■ **SOURCE EXCERPT**
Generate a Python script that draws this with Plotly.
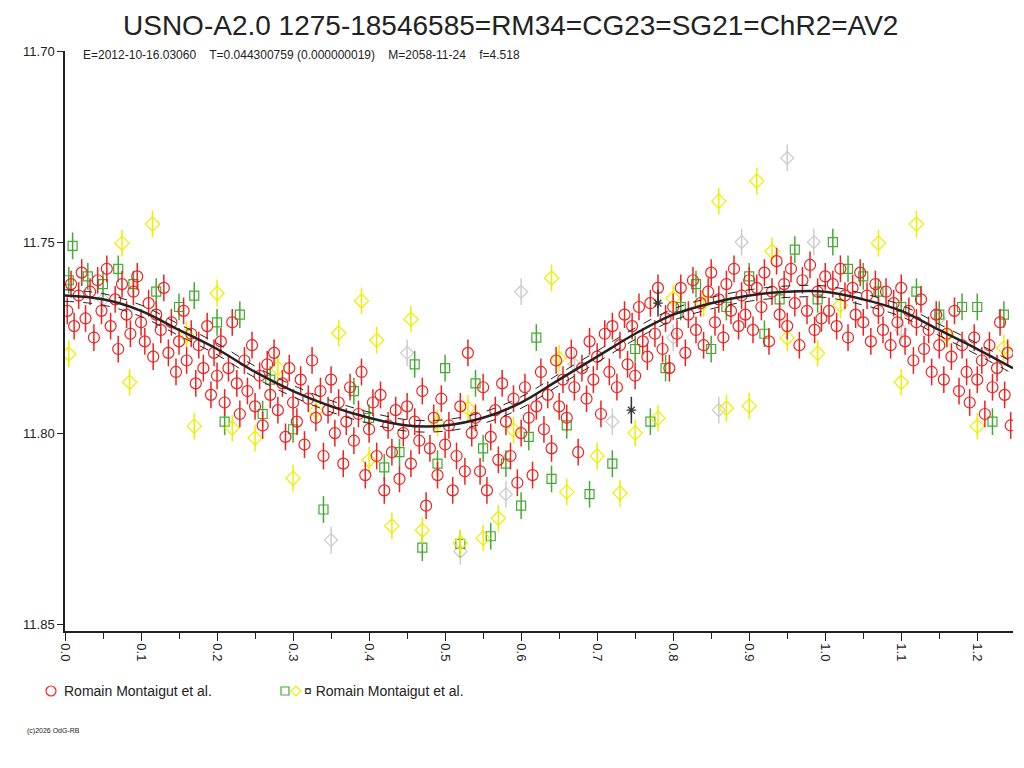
import plotly.graph_objects as go

red_phase = [0.003,0.008,0.012,0.018,0.022,0.027,0.033,0.038,0.043,0.048,0.055,0.06,0.066,0.07,0.075,0.081,0.086,0.09,0.095,0.1,
0.105,0.11,0.116,0.12,0.126,0.13,0.136,0.14,0.146,0.15,0.156,0.16,0.166,0.172,0.176,0.182,0.187,0.192,0.196,0.2,
0.205,0.21,0.215,0.22,0.226,0.23,0.236,0.24,0.246,0.25,0.256,0.26,0.266,0.27,0.275,0.28,0.286,0.29,0.295,0.3,
0.305,0.31,0.315,0.32,0.325,0.33,0.336,0.34,0.346,0.35,0.355,0.36,0.366,0.37,0.375,0.38,0.386,0.39,0.395,0.4,
0.405,0.41,0.415,0.42,0.425,0.43,0.435,0.44,0.445,0.45,0.455,0.46,0.466,0.47,0.475,0.48,0.485,0.49,0.495,0.5,
0.505,0.51,0.515,0.52,0.526,0.53,0.535,0.54,0.546,0.55,0.555,0.56,0.566,0.57,0.575,0.58,0.586,0.59,0.595,0.6,
0.605,0.61,0.615,0.62,0.626,0.63,0.635,0.64,0.646,0.65,0.655,0.66,0.666,0.67,0.675,0.68,0.686,0.69,0.695,0.7,
0.705,0.71,0.716,0.72,0.726,0.73,0.736,0.74,0.746,0.75,0.755,0.76,0.766,0.77,0.776,0.78,0.786,0.79,0.795,0.8,
0.805,0.81,0.816,0.82,0.826,0.83,0.836,0.84,0.846,0.85,0.855,0.86,0.866,0.87,0.876,0.88,0.886,0.89,0.895,0.9,
0.905,0.91,0.916,0.92,0.926,0.93,0.936,0.94,0.946,0.95,0.955,0.96,0.966,0.97,0.976,0.98,0.986,0.99,0.995,1.0,
1.005,1.01,1.015,1.02,1.026,1.03,1.036,1.04,1.046,1.05,1.055,1.06,1.066,1.07,1.076,1.08,1.086,1.09,1.095,1.1,
1.105,1.11,1.116,1.12,1.126,1.13,1.136,1.14,1.146,1.15,1.156,1.16,1.166,1.17,1.176,1.18,1.186,1.19,1.196,1.2,
1.206,1.21,1.216,1.22,1.226,1.23,1.236,1.24,1.244]
red_mag = [11.768,11.761,11.772,11.764,11.758,11.770,11.763,11.775,11.760,11.768,11.757,11.772,11.765,11.778,11.761,11.769,11.774,11.763,11.759,11.771,
11.776,11.766,11.780,11.769,11.773,11.762,11.779,11.771,11.784,11.776,11.768,11.781,11.774,11.787,11.777,11.783,11.772,11.790,11.779,11.785,
11.776,11.792,11.783,11.771,11.787,11.795,11.781,11.789,11.777,11.793,11.785,11.798,11.782,11.790,11.779,11.794,11.787,11.801,11.783,11.792,
11.797,11.786,11.803,11.791,11.781,11.796,11.789,11.806,11.794,11.786,11.800,11.792,11.808,11.797,11.788,11.802,11.795,11.784,11.811,11.799,
11.792,11.806,11.790,11.815,11.798,11.805,11.794,11.812,11.800,11.793,11.808,11.797,11.802,11.789,11.819,11.804,11.796,11.811,11.791,11.803,
11.798,11.815,11.806,11.793,11.810,11.779,11.800,11.796,11.810,11.788,11.815,11.801,11.794,11.807,11.787,11.797,11.806,11.791,11.813,11.800,
11.788,11.796,11.811,11.793,11.784,11.799,11.790,11.804,11.781,11.793,11.786,11.796,11.779,11.788,11.805,11.783,11.791,11.776,11.786,11.780,
11.795,11.774,11.784,11.772,11.788,11.777,11.769,11.782,11.772,11.785,11.767,11.776,11.780,11.766,11.774,11.762,11.778,11.770,11.783,11.767,
11.774,11.762,11.779,11.769,11.760,11.773,11.766,11.777,11.763,11.758,11.771,11.765,11.775,11.761,11.768,11.757,11.772,11.764,11.769,11.760,
11.773,11.762,11.767,11.758,11.776,11.763,11.755,11.769,11.761,11.772,11.757,11.766,11.777,11.760,11.768,11.756,11.773,11.763,11.770,11.759,
11.768,11.761,11.772,11.757,11.764,11.775,11.762,11.769,11.758,11.771,11.764,11.776,11.761,11.768,11.773,11.763,11.777,11.766,11.771,11.762,
11.776,11.768,11.781,11.771,11.765,11.778,11.773,11.784,11.769,11.777,11.786,11.774,11.780,11.768,11.789,11.777,11.784,11.792,11.775,11.786,
11.781,11.795,11.777,11.788,11.783,11.771,11.790,11.779,11.798]

green_phase = [0.005,0.01,0.03,0.05,0.07,0.09,0.12,0.15,0.17,0.2,0.21,0.23,0.26,0.27,0.3,0.34,0.38,0.4,0.42,0.44,
0.46,0.47,0.49,0.5,0.52,0.54,0.55,0.56,0.58,0.6,0.61,0.62,0.64,0.66,0.69,0.72,0.75,0.77,0.79,0.81,
0.83,0.85,0.87,0.9,0.92,0.94,0.96,0.99,1.01,1.03,1.05,1.07,1.1,1.12,1.15,1.18,1.2,1.22,1.235]
green_mag = [11.760,11.751,11.759,11.761,11.757,11.761,11.763,11.767,11.764,11.771,11.797,11.769,11.795,11.786,11.799,11.820,11.789,11.796,11.809,11.805,
11.782,11.830,11.808,11.783,11.829,11.787,11.804,11.827,11.808,11.819,11.801,11.775,11.812,11.798,11.816,11.808,11.778,11.797,11.783,11.767,
11.761,11.778,11.767,11.759,11.774,11.765,11.752,11.765,11.750,11.757,11.759,11.763,11.767,11.763,11.769,11.767,11.767,11.797,11.769]

yellow_phase = [0.005,0.075,0.085,0.115,0.16,0.17,0.2,0.22,0.25,0.28,0.3,0.33,0.36,0.39,0.4,0.41,0.43,0.455,0.47,0.49,
0.52,0.53,0.55,0.57,0.59,0.64,0.65,0.66,0.7,0.73,0.75,0.78,0.8,0.84,0.86,0.87,0.9,0.91,0.93,0.95,
0.99,1.02,1.07,1.1,1.12,1.16,1.2,1.235]
yellow_mag = [11.7793,11.7503,11.7867,11.7453,11.7743,11.7982,11.7634,11.7987,11.8013,11.7830,11.8118,11.7942,11.7738,11.7654,11.8071,11.7757,11.8243,11.7702,11.8254,11.7974,
11.8288,11.7935,11.8275,11.8223,11.7992,11.7594,11.7804,11.8154,11.8060,11.8157,11.8000,11.7961,11.7647,11.7660,11.7393,11.7935,11.7929,11.7340,11.7524,11.7751,
11.7791,11.7665,11.7503,11.7867,11.7453,11.7743,11.7982,11.7777]

grey_phase = [0.05,0.35,0.45,0.52,0.58,0.6,0.67,0.72,0.8,0.86,0.89,0.95,0.985,1.1,1.15]
grey_mag = [11.765,11.828,11.779,11.831,11.816,11.763,11.782,11.797,11.775,11.794,11.750,11.728,11.750,11.773,11.770]

star_phase = [0.745,0.78]
star_mag = [11.794,11.766]

fit_phase = [0.0,0.05,0.1,0.15,0.2,0.25,0.3,0.35,0.4,0.45,0.5,0.55,0.6,0.65,0.7,0.75,0.8,0.85,0.9,0.95,1.0,1.05,1.1,1.15,1.2,1.247]
fit_mag = [11.764,11.765,11.768,11.773,11.778,11.784,11.789,11.793,11.796,11.798,11.798,11.796,11.792,11.786,11.780,11.774,11.769,11.766,11.764,11.763,11.763,11.765,11.768,11.773,11.778,11.783]
fit_err = 0.0015
point_err = 0.0035

x_ticks = [0.0,0.1,0.2,0.3,0.4,0.5,0.6,0.7,0.8,0.9,1.0,1.1,1.2]
y_ticks = [11.70,11.75,11.80,11.85]

FONT = "Liberation Sans, Arial, sans-serif"
fig = go.Figure()

def pts(xs, ys, color, symbol, size):
    fig.add_trace(go.Scatter(
        x=xs, y=ys, mode="markers", showlegend=False,
        marker=dict(symbol=symbol, size=size, color=color, line=dict(color=color, width=1.2)),
        error_y=dict(type="constant", value=point_err, color=color, thickness=1.5, width=0)))

pts(grey_phase, grey_mag, "#cccccc", "diamond-open", 10)
pts(green_phase, green_mag, "#44aa33", "square-open", 9)
pts(yellow_phase, yellow_mag, "#eeee00", "diamond-open", 11)
pts(red_phase, red_mag, "#ee2222", "circle-open", 11)
pts(star_phase, star_mag, "#333333", "asterisk-open", 8)

fig.add_trace(go.Scatter(x=fit_phase, y=[m - fit_err for m in fit_mag], mode="lines", showlegend=False,
                         line=dict(color="#222222", width=1, dash="dash", shape="spline")))
fig.add_trace(go.Scatter(x=fit_phase, y=[m + fit_err for m in fit_mag], mode="lines", showlegend=False,
                         line=dict(color="#222222", width=1, dash="dash", shape="spline")))
fig.add_trace(go.Scatter(x=fit_phase, y=fit_mag, mode="lines", showlegend=False,
                         line=dict(color="#222222", width=2.5, shape="spline")))

fig.update_layout(
    width=1024, height=768, paper_bgcolor="white", plot_bgcolor="white",
    margin=dict(l=57, r=19, t=43, b=145, autoexpand=False),
    font=dict(family=FONT, color="#222222", size=12),
    xaxis=dict(range=[0, 1.247], tickvals=x_ticks, ticktext=[f"{v:.1f}" for v in x_ticks],
               tickangle=90, ticks="outside", ticklen=8, tickcolor="#222", showgrid=False,
               zeroline=False, showline=True, linecolor="#222", linewidth=1.5, automargin=False,
               tickfont=dict(size=13), minor=dict(dtick=0.05, ticks="outside", ticklen=6, tickcolor="#222")),
    yaxis=dict(range=[11.8518, 11.70], tickvals=y_ticks, ticktext=[f"{v:.2f}" for v in y_ticks],
               ticks="outside", ticklen=6, tickcolor="#222", showgrid=False, zeroline=False, automargin=False,
               showline=True, linecolor="#222", linewidth=1.5, tickfont=dict(size=13)),
)

fig.add_annotation(x=0.47, y=1.0, xref="paper", yref="paper", yshift=43, yanchor="top",
                   text="USNO-A2.0 1275-18546585=RM34=CG23=SG21=ChR2=AV2", showarrow=False,
                   font=dict(size=28, family=FONT, color="#222"))
fig.add_annotation(x=16/948, y=1.0, xref="paper", yref="paper", yshift=5, xanchor="left", yanchor="top",
                   text="E=2012-10-16.03060    T=0.044300759 (0.000000019)    M=2058-11-24    f=4.518",
                   showarrow=False, font=dict(size=12, family=FONT, color="#222"))

# legend
fig.add_shape(type="circle", xref="paper", yref="paper",
              x0=-19/948, x1=-9/948, y0=-65/580, y1=-55/580, line=dict(color="#ee2222", width=1.2))
fig.add_annotation(x=-3/948, y=-60/580, xref="paper", yref="paper", xanchor="left", yanchor="middle",
                   text="Romain Montaigut et al.", showarrow=False, font=dict(size=14, family=FONT, color="#222"))
fig.add_shape(type="rect", xref="paper", yref="paper",
              x0=216/948, x1=224/948, y0=-64/580, y1=-56/580, line=dict(color="#44aa33", width=1.2))
fig.add_shape(type="path", xref="paper", yref="paper",
              path=f"M {226/948} {-60/580} L {231/948} {-55/580} L {236/948} {-60/580} L {231/948} {-65/580} Z",
              line=dict(color="#eeee00", width=1.2))
fig.add_annotation(x=237/948, y=-60/580, xref="paper", yref="paper", xanchor="left", yanchor="middle",
                   text="¤ Romain Montaigut et al.", showarrow=False, font=dict(size=14, family=FONT, color="#222"))
fig.add_annotation(x=-40/948, y=-100/580, xref="paper", yref="paper", xanchor="left", yanchor="middle",
                   text="(c)2026 OdG-RB", showarrow=False, font=dict(size=7, family=FONT, color="#222"))

fig.write_html("out.html")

■ **YOUR GOAL**
Skip the pictures and restate exactly the lines from the beginning of the listing to the line with "import plotly.graph_objects as go", that line included.

■ **COMPLETE ANSWER**
Generate a Python script that draws this with Plotly.
import plotly.graph_objects as go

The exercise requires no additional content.